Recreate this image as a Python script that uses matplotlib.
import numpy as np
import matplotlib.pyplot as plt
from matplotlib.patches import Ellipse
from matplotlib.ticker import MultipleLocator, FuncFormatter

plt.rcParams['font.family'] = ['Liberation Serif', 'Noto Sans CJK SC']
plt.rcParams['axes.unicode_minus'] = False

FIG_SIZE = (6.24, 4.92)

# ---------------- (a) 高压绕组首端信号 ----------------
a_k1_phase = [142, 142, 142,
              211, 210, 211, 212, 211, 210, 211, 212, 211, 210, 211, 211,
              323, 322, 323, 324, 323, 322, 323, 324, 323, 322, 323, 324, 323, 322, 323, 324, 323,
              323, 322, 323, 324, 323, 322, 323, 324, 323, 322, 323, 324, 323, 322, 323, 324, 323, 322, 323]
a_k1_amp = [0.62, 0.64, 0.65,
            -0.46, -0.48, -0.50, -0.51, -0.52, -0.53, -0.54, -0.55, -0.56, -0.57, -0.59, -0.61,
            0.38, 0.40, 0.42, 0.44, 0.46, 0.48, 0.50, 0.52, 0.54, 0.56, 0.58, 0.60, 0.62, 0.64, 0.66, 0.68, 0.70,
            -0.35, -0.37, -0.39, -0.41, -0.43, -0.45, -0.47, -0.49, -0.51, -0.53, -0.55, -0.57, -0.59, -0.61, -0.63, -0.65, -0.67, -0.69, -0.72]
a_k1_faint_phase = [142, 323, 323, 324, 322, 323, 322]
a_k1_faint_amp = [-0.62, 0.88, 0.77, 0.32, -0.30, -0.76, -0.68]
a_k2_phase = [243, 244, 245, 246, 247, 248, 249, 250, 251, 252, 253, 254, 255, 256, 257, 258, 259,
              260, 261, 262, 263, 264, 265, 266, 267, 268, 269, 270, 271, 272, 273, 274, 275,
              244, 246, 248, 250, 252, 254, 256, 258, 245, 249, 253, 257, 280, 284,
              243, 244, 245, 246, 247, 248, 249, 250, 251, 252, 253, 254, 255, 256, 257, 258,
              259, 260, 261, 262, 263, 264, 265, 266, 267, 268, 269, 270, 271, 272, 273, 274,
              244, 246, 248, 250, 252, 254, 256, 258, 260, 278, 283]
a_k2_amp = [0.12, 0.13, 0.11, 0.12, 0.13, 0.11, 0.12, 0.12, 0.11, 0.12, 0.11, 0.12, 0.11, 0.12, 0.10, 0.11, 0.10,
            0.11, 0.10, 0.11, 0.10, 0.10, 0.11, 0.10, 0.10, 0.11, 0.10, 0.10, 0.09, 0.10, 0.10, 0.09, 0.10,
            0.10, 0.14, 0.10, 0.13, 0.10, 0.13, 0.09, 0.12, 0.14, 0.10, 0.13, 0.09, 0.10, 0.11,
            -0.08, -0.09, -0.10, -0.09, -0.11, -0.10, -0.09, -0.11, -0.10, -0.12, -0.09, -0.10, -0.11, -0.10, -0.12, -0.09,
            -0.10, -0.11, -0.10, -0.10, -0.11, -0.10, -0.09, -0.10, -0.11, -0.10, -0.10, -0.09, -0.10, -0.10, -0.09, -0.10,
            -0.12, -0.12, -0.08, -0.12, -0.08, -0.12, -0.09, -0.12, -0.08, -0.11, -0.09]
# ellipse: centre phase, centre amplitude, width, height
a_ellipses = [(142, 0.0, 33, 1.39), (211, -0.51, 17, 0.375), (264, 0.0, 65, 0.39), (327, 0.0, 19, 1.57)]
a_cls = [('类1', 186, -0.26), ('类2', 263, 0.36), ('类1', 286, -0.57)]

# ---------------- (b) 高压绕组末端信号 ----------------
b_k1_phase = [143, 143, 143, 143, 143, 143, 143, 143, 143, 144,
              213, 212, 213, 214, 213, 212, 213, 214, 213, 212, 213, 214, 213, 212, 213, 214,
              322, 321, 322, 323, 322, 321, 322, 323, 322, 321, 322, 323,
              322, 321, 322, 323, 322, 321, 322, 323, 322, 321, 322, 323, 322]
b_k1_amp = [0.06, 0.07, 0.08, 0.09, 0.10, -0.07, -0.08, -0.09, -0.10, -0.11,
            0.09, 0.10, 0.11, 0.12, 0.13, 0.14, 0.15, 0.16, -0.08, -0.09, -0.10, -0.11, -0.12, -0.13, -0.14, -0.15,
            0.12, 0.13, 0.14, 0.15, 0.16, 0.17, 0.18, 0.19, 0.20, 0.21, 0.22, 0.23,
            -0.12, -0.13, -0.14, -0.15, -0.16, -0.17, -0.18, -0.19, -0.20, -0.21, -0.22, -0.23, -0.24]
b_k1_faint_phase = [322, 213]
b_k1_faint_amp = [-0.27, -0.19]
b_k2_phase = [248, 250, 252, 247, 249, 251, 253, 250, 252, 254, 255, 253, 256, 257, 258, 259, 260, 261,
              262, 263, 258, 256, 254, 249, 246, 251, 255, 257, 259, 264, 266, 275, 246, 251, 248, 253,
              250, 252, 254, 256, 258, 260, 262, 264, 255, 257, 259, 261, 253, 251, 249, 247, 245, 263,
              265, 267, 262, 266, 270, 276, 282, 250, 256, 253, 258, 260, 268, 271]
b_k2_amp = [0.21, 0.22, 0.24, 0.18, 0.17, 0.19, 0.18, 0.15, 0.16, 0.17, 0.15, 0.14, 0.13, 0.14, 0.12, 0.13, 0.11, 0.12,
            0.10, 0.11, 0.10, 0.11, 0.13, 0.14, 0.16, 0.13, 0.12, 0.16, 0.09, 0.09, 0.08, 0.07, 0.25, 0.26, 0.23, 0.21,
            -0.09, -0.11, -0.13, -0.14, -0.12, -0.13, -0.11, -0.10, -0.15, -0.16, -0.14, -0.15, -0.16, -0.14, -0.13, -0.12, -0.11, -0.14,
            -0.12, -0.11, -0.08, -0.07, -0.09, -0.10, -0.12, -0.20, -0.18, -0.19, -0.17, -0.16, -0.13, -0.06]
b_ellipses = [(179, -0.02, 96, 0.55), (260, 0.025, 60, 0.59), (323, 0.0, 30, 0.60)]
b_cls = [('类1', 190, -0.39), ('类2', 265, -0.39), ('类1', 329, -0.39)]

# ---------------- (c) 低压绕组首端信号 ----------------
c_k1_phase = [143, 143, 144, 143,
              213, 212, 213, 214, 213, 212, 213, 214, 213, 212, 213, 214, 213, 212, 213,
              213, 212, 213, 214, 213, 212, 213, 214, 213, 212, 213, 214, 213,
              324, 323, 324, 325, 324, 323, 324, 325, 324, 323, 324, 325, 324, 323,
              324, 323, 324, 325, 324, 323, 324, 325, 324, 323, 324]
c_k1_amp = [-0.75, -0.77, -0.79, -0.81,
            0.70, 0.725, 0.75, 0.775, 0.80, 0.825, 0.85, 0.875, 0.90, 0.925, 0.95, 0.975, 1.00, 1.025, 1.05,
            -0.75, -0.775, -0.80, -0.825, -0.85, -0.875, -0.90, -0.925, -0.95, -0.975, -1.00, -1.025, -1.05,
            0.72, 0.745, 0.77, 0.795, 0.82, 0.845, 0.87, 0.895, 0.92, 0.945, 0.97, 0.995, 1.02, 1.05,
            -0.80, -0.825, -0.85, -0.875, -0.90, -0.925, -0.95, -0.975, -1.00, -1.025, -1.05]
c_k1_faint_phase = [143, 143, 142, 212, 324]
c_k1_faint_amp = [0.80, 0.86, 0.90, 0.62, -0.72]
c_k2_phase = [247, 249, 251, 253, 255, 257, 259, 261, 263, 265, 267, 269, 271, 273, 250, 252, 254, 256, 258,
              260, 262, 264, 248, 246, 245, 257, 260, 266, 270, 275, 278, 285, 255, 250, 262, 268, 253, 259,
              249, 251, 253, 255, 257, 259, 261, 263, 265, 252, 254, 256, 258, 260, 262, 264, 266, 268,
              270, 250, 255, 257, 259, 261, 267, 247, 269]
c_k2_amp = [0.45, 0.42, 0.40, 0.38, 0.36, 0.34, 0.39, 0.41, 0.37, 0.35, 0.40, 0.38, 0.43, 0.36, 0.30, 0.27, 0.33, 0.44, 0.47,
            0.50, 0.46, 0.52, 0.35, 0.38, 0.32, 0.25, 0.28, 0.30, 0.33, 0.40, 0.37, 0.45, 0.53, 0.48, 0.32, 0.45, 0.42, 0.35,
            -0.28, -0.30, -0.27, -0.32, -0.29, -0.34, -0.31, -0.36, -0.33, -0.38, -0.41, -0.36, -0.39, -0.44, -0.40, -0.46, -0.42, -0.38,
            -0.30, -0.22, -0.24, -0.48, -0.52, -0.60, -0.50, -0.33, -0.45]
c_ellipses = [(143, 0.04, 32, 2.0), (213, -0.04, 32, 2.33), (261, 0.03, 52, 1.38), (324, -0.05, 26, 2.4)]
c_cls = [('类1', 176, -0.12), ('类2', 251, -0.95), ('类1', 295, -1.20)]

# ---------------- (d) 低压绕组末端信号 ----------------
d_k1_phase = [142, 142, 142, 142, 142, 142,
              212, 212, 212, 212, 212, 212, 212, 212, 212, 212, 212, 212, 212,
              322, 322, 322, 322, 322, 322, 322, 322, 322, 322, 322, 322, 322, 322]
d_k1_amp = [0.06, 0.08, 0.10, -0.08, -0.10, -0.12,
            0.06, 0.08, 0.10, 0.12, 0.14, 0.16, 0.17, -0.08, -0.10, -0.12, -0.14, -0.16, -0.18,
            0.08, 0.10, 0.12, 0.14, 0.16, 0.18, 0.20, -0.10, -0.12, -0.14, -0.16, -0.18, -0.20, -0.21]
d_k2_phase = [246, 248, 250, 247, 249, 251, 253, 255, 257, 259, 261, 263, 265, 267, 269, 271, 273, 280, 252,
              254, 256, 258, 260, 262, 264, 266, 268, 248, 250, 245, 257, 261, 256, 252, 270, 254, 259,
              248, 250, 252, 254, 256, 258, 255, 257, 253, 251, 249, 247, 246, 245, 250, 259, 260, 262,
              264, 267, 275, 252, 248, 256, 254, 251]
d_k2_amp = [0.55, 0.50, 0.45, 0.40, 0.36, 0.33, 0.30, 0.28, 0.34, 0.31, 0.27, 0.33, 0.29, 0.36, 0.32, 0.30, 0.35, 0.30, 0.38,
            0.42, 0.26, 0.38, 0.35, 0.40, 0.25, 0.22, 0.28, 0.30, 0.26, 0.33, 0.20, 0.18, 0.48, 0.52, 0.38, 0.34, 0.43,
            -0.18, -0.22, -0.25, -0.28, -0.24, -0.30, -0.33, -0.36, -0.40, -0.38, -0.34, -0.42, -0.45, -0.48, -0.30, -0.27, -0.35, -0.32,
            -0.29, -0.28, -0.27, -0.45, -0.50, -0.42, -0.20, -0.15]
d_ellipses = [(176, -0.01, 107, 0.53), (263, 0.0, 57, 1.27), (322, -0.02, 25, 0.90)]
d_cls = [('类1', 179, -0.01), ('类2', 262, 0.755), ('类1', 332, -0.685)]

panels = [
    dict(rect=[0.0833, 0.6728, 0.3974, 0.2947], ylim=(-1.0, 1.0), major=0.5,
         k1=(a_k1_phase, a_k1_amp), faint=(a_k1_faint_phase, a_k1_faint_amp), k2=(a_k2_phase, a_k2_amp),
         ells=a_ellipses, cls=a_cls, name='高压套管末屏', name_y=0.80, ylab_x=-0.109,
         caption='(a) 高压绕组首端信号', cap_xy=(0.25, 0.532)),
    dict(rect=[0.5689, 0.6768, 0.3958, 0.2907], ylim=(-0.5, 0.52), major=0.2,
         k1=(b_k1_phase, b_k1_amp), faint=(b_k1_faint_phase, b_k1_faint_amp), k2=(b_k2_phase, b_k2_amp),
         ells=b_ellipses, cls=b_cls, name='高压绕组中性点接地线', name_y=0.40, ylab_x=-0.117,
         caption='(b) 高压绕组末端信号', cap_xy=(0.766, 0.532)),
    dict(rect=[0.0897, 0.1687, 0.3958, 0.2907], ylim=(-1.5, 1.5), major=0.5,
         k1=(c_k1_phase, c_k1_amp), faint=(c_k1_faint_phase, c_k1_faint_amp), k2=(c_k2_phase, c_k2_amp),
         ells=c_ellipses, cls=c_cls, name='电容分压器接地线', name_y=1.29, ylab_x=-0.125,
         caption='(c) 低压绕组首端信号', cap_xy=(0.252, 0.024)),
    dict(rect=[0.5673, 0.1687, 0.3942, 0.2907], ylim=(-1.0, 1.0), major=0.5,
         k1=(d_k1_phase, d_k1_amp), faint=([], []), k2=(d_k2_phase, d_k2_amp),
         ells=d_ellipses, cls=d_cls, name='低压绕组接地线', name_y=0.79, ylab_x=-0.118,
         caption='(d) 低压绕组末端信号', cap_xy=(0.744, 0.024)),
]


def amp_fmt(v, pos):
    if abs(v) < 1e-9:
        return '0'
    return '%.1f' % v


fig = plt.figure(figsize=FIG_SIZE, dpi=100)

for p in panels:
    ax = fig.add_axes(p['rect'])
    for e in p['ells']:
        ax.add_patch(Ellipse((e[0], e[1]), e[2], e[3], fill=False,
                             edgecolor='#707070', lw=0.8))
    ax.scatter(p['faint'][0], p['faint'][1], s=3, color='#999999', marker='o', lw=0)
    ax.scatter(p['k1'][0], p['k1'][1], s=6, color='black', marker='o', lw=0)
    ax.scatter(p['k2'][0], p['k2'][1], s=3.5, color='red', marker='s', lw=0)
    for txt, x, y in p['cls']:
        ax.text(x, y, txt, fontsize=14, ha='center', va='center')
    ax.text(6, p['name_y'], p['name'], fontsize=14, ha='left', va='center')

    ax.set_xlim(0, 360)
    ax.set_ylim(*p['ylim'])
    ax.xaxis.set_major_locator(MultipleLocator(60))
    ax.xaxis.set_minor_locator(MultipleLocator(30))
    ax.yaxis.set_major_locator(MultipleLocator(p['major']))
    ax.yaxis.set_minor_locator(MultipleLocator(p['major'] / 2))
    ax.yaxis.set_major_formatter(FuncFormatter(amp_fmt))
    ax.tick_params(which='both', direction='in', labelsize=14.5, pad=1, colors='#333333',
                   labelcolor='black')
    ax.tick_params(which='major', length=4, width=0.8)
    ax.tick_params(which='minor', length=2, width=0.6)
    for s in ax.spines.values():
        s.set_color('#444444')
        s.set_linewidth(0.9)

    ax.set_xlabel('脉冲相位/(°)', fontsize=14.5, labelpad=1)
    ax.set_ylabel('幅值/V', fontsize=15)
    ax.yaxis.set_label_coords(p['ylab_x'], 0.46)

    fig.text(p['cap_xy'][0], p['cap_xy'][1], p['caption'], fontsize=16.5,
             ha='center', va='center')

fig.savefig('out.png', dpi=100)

*Work required*. Can you write out the lines above, from the first one through the one containing "from matplotlib.ticker import", exactly as they appear and nothing more?

*Exercise result*.
Recreate this image as a Python script that uses matplotlib.
import numpy as np
import matplotlib.pyplot as plt
from matplotlib.patches import Ellipse
from matplotlib.ticker import MultipleLocator, FuncFormatter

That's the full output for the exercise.